Voce su Vera Mudra
Uno scorcio della Fontana dei Quattro Cavalli nel quartiere Marina Centro di Rimini (di Marco Della Pasqua, licenza CC BY-SA 3.0)
Vera Mudra (Віра Мудра), 61 anni, fu trovata senza vita durante la notte tra il 25 e il 26 ottobre 2020 all'interno della propria abitazione nel quartiere residenziale Marina Centro di Rimini.[1][2]
La donna, originaria dell'Ucraina, era sposata con Giovanni Laguardia, un pensionato di 69 anni originario della provincia di Matera. Ad allertare le forze dell'ordine fu proprio l'anziano che, intorno alle ore 4.00, mentre vagava nei pressi del porto della città, telefonò alla Polizia riferendo di volersi costituire dopo avere ucciso sua moglie.
Successivamente, raggiunto da una volante, l'uomo ribadì la propria confessione agli agenti in servizio. Il sessantanovenne commise il delitto nelle ore precedenti, poi, in preda allo shock, si allontanò da casa vagando per un numero imprecisato di minuti. Dopodiché la resa e la chiamata alle forze dell'ordine.
Inutile la corsa degli agenti, accompagnati da Laguardia nell'appartamento della coppia situato all'ultimo piano di un condominio di Marina Centro, dove si sperava che la vittima fosse ancora in vita. Fu invece trovata morta, riversa esanime in camera da letto.
Il pensionato, condotto in commissariato e interrogato alla presenza del Pubblico Magistrato, si avvalse della facoltà di non rispondere. Nei suoi confronti fu emesso un decreto di fermo con l'accusa di omicidio volontario aggravato dai futili motivi e dall'aver agito in danno di una persona convivente. Nelle ore successive, il sessantanovenne fu trasferito in carcere.
La vittima venne colpita dal marito con circa 18 martellate nel corso della notte. L'arma del delitto fu ritrovata nell'abitazione, non molto distante dal cadavere della donna. La prima ispezione medico legale rilevò un profondo trauma cranico causato dai violenti colpi inferti mediante un arnese da lavoro del marito, che in passato faceva l'idraulico di professione.
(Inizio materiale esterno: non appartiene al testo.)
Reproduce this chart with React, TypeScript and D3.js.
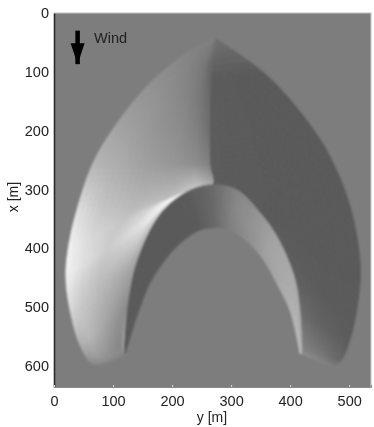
import React from "react";
import * as d3 from "d3";

type Pt = [number, number]; // [y metres, x metres]

const yTicks = [0, 100, 200, 300, 400, 500];
const xTicks = [0, 100, 200, 300, 400, 500, 600];
const yDomain = [0, 537];
const xDomain = [0, 636];
const backgroundGray = 125;
const windArrow: Pt[] = [[40, 30], [40, 87]];

// windward (stoss) slope: outer foot, inner ridge / crest, grey from foot to crest
const windOuter: Pt[] = [[273, 43], [225, 68], [163, 119], [107, 187], [66, 255], [36, 344], [24, 400], [20, 444], [25, 495], [44, 565], [66, 597], [95, 594], [120, 583]];
const windInner: Pt[] = [[273, 43], [266, 92], [263, 148], [263, 204], [264, 258], [268, 292], [225, 304], [180, 342], [141, 422], [125, 500], [120, 556], [120, 572], [120, 583]];
const windColumns = [0, 0.2, 0.45, 0.7, 0.88, 1];
const windGrays = [
  [128, 128, 128, 128, 128, 128],
  [134, 132, 128, 122, 112, 100],
  [146, 144, 138, 130, 118, 105],
  [162, 158, 148, 140, 128, 112],
  [182, 174, 160, 150, 142, 130],
  [228, 198, 182, 185, 205, 170],
  [245, 218, 200, 215, 252, 250],
  [245, 225, 205, 222, 235, 205],
  [225, 205, 190, 180, 172, 165],
  [175, 185, 170, 155, 145, 140],
  [135, 150, 150, 140, 135, 170],
  [128, 135, 140, 140, 140, 190],
  [128, 128, 128, 128, 128, 128],
];

// right flank in the lee of the ridge
const leeOuter: Pt[] = [[273, 43], [356, 102], [424, 177], [468, 245], [502, 330], [519, 432], [512, 510], [500, 560], [487, 590], [471, 600], [417, 580]];
const leeInner: Pt[] = [[273, 43], [266, 110], [264, 190], [265, 265], [268, 292], [349, 340], [407, 449], [417, 512], [420, 575], [420, 578], [417, 580]];
const leeColumns = [0, 0.5, 1];
const leeGrays = [
  [118, 118, 118],
  [90, 90, 92],
  [90, 90, 92],
  [90, 90, 92],
  [90, 90, 92],
  [90, 90, 90],
  [91, 91, 95],
  [92, 97, 108],
  [100, 120, 135],
  [125, 135, 140],
  [128, 138, 140],
];

// slip face band under the crest
const slipCrest: Pt[] = [[120, 565], [125, 500], [141, 422], [180, 342], [225, 304], [268, 292], [310, 301], [349, 340], [378, 381], [407, 449], [417, 512], [420, 575]];
const slipFoot: Pt[] = [[120, 580], [146, 500], [165, 455], [205, 400], [245, 370], [273, 365], [300, 370], [332, 393], [355, 420], [380, 465], [400, 507], [417, 580]];
const slipColumns = [0, 0.5, 1];
const slipGrays = [
  [90, 90, 90],
  [90, 90, 90],
  [90, 90, 90],
  [90, 90, 90],
  [90, 90, 90],
  [105, 105, 105],
  [135, 135, 130],
  [150, 150, 145],
  [165, 165, 160],
  [172, 172, 170],
  [175, 180, 178],
  [150, 190, 190],
];

const width = 374;
const height = 427;
const plot = { left: 54, top: 13, right: 371, bottom: 387 };

const yScale = d3.scaleLinear().domain(yDomain).range([plot.left, plot.right]);
const xScale = d3.scaleLinear().domain(xDomain).range([plot.top, plot.bottom]);

// centripetal Catmull-Rom so uneven spacing of the stations makes no kinks
function curvePoint(pts: Pt[], i: number, t: number): Pt {
  const p0 = pts[Math.max(i - 1, 0)];
  const p1 = pts[i];
  const p2 = pts[i + 1];
  const p3 = pts[Math.min(i + 2, pts.length - 1)];
  const gap = (a: Pt, b: Pt) => Math.max(Math.sqrt(Math.hypot(a[0] - b[0], a[1] - b[1])), 1e-3);
  const t1 = gap(p0, p1);
  const t2 = t1 + gap(p1, p2);
  const t3 = t2 + gap(p2, p3);
  const tt = t1 + (t2 - t1) * t;
  const mix = (a: Pt, b: Pt, ta: number, tb: number): Pt => {
    const w = (tt - ta) / (tb - ta);
    return [a[0] + (b[0] - a[0]) * w, a[1] + (b[1] - a[1]) * w];
  };
  const a1 = mix(p0, p1, 0, t1);
  const a2 = mix(p1, p2, t1, t2);
  const a3 = mix(p2, p3, t2, t3);
  const b1 = mix(a1, a2, 0, t2);
  const b2 = mix(a2, a3, t1, t3);
  return mix(b1, b2, t1, t2);
}

// shaded quads between two boundary curves
function buildMesh(outer: Pt[], inner: Pt[], cols: number[], grays: number[][]) {
  const quads: { d: string; fill: string }[] = [];
  const subS = 8;
  const subU = 5;
  const o = outer.map((p): Pt => [yScale(p[0]), xScale(p[1])]);
  const n = inner.map((p): Pt => [yScale(p[0]), xScale(p[1])]);
  const point = (i: number, t: number, u: number): Pt => {
    const a = curvePoint(o, i, t);
    const b = curvePoint(n, i, t);
    return [a[0] + (b[0] - a[0]) * u, a[1] + (b[1] - a[1]) * u];
  };
  const us = cols.slice(0, -1).flatMap((c, k) => d3.range(subU).map((j) => c + ((cols[k + 1] - c) * j) / subU));
  us.push(1);
  const grayAt = (i: number, t: number, u: number) => {
    let k = d3.bisectRight(cols, u) - 1;
    k = Math.min(k, cols.length - 2);
    const w = (u - cols[k]) / (cols[k + 1] - cols[k]);
    const a = grays[i][k] + (grays[i + 1][k] - grays[i][k]) * t;
    const b = grays[i][k + 1] + (grays[i + 1][k + 1] - grays[i][k + 1]) * t;
    return a + (b - a) * w;
  };
  for (let i = 0; i < outer.length - 1; i++) {
    for (let s = 0; s < subS; s++) {
      const t0 = s / subS;
      const t1 = (s + 1) / subS;
      for (let j = 0; j < us.length - 1; j++) {
        const q = [point(i, t0, us[j]), point(i, t1, us[j]), point(i, t1, us[j + 1]), point(i, t0, us[j + 1])];
        const g = Math.round(grayAt(i, (t0 + t1) / 2, (us[j] + us[j + 1]) / 2));
        quads.push({ d: d3.line()(q) + "Z", fill: d3.rgb(g, g, g).formatHex() });
      }
    }
  }
  return quads;
}

const meshes = [
  buildMesh(leeOuter, leeInner, leeColumns, leeGrays),
  buildMesh(windOuter, windInner, windColumns, windGrays),
  buildMesh(slipCrest, slipFoot, slipColumns, slipGrays),
];

export default function App() {
  const leftRef = React.useRef<SVGGElement>(null);
  const bottomRef = React.useRef<SVGGElement>(null);

  React.useEffect(() => {
    const left = d3.select(leftRef.current!);
    left.call(d3.axisLeft(xScale).tickValues(xTicks).tickSize(0).tickPadding(5) as any);
    left.select(".domain").attr("stroke", "#2a2a2a").attr("stroke-width", 1.6);
    const bottom = d3.select(bottomRef.current!);
    bottom.call(d3.axisBottom(yScale).tickValues(yTicks).tickSize(-2).tickPadding(9) as any);
    bottom.select(".domain").attr("stroke", "#8a8a8a");
    bottom.selectAll(".tick line").attr("stroke", "#d8d8d8");
    for (const g of [left, bottom]) {
      g.selectAll("text")
        .attr("fill", "#222")
        .style("font-family", "'Liberation Sans', Arial, sans-serif")
        .style("font-size", "14.5px");
    }
  }, []);

  const shaft = d3.line()(windArrow.map((p) => [yScale(p[0]), xScale(p[1])] as [number, number])) as string;
  const ax = yScale(windArrow[1][0]);
  const tip = xScale(windArrow[1][1]);

  return (
    <svg
      width={width}
      height={height}
      style={{ position: "absolute", left: 0, top: 0, background: "#fff" }}
      fontFamily="'Liberation Sans', Arial, sans-serif"
    >
      <defs>
        <clipPath id="plot-area">
          <rect x={plot.left} y={plot.top} width={plot.right - plot.left} height={plot.bottom - plot.top} />
        </clipPath>
        <filter id="soft" x="-5%" y="-5%" width="110%" height="110%">
          <feGaussianBlur stdDeviation="0.9" />
        </filter>
        <filter id="soft-text" x="-10%" y="-10%" width="120%" height="120%">
          <feGaussianBlur stdDeviation="0.3" />
        </filter>
      </defs>
      <rect
        x={plot.left}
        y={plot.top}
        width={plot.right - plot.left}
        height={plot.bottom - plot.top}
        fill={d3.rgb(backgroundGray, backgroundGray, backgroundGray).formatHex()}
      />
      <g clipPath="url(#plot-area)">
        <g filter="url(#soft)">
          {meshes.map((quads, m) => (
            <g key={m}>
              {quads.map((q, i) => (
                <path key={i} d={q.d} fill={q.fill} stroke={q.fill} strokeWidth={0.6} />
              ))}
            </g>
          ))}
        </g>
      </g>
      <path d={`M${plot.left},${plot.top}H${plot.right}V${plot.bottom}`} fill="none" stroke="#c4c4c4" strokeWidth={1.2} />
      <g filter="url(#soft-text)">
        <g ref={leftRef} transform={`translate(${plot.left},0)`} />
        <g ref={bottomRef} transform={`translate(0,${plot.bottom})`} />
        <path d={shaft} stroke="#000" strokeWidth={4.5} fill="none" />
        <path d={`M${ax - 7},${tip - 21}L${ax},${tip}L${ax + 7},${tip - 21}Z`} fill="#000" />
        <text x={94} y={43} fontSize={14.5} fill="#222">Wind</text>
        <text transform="translate(18,197) rotate(-90)" textAnchor="middle" fontSize={14} fill="#222">x [m]</text>
        <text x={212} y={422} textAnchor="middle" fontSize={14} fill="#222">y [m]</text>
      </g>
    </svg>
  );
}
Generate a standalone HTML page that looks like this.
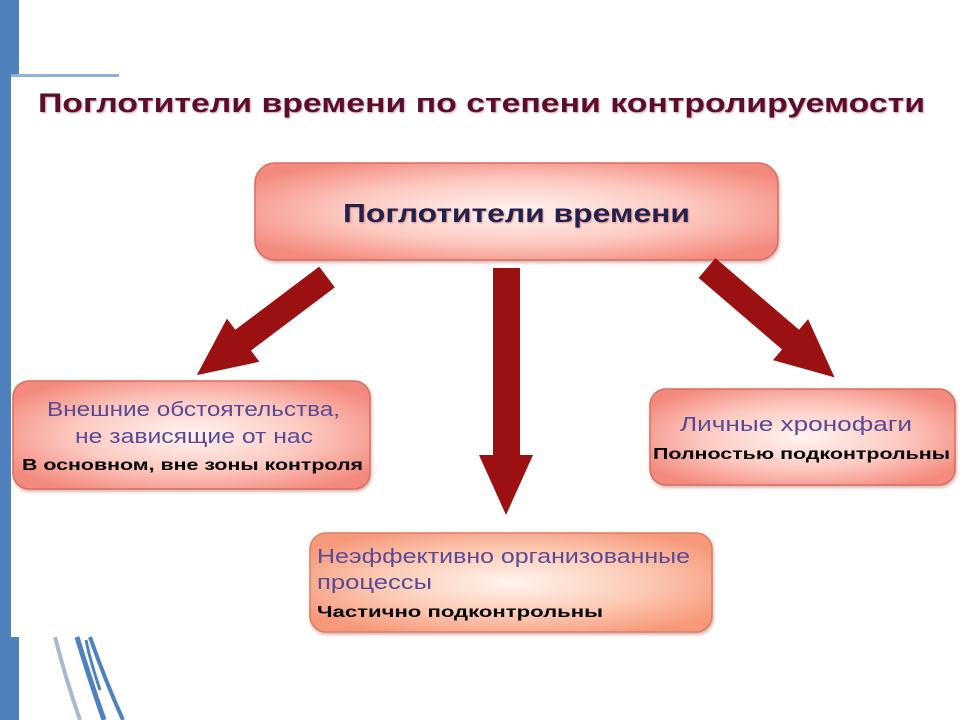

Il movente dell'efferato gesto fu inizialmente ricondotto a questioni di natura economia. I litigi fra i due coniugi sarebbero stati sempre più frequenti nell'ultimo periodo. Il pensionato infatti, prima di chiudersi nel silenzio, aveva riferito ai poliziotti che la moglie lo pressava, chiedendogli di ritornare a lavorare per soddisfare le proprie richieste di denaro, avanzate soprattutto per aiutare i tre figli della donna che si trovavano in Ucraina.[3][4] Una versione che però era stata contraddetta dalla famiglia della vittima e sulla quale gli investigatori ebbero diverse perplessità. Per l'uomo, quello con la signora Mudra era il suo secondo matrimonio.
Il 27 ottobre, nell'udienza di convalida del fermo di fronte al giudice per le indagini preliminari, Laguardia si presentò in stato confusionale e si avvalse nuovamente della facoltà di non rispondere.[5] Il giudice, pur non riconoscendo il pericolo di fuga, ravvisò il pericolo di reiterazione del reato, disponendo nei confronti del sessantanovenne la custodia cautelare in carcere.[6]
Nel settembre del 2021 l'uomo fu rinviato a giudizio. Secondo le ricostruzioni finali degli inquirenti, l'anziano non aveva ucciso la moglie per motivi economici. La vittima voleva lasciare l'abitazione perché avrebbe scoperto un tradimento da parte del marito, dunque Laguardia l'avrebbe aggredita mortalmente per impedirle di andarsene. L'indiziato fu formalmente accusato di omicidio volontario aggravato dalla premeditazione, dalla convivenza e dalla minorata difesa della coniuge.[7][8]
Nel corso del dibattimento fu disposta una perizia psichiatrica per valutare lo stato di salute mentale dell'imputato.[9][10] L'esito dell'esame stabilì la piena capacità di intendere e di volere dell'uomo nel momento del delitto.[11] In seguito il PM non aveva più contestato la premeditazione e richiese il riconoscimento delle attenuanti generiche per l'immediata confessione, il fatto di essere incensurato e la buona condotta in sede processuale dell'imputato.
Il 7 marzo 2022 la Corte d'Assise di Rimini aveva condannato Laguardia a 23 anni di reclusione.[12][13] Come richiesto dalla pubblica accusa, fu esclusa l'aggravante della premeditazione e furono riconosciute le attenuanti generiche. La sentenza fu confermata dalla Corte d'Appello di Bologna nel febbraio del 2023,[14] poi resa definitiva nel successivo mese di dicembre dalla Corte di Cassazione.[15]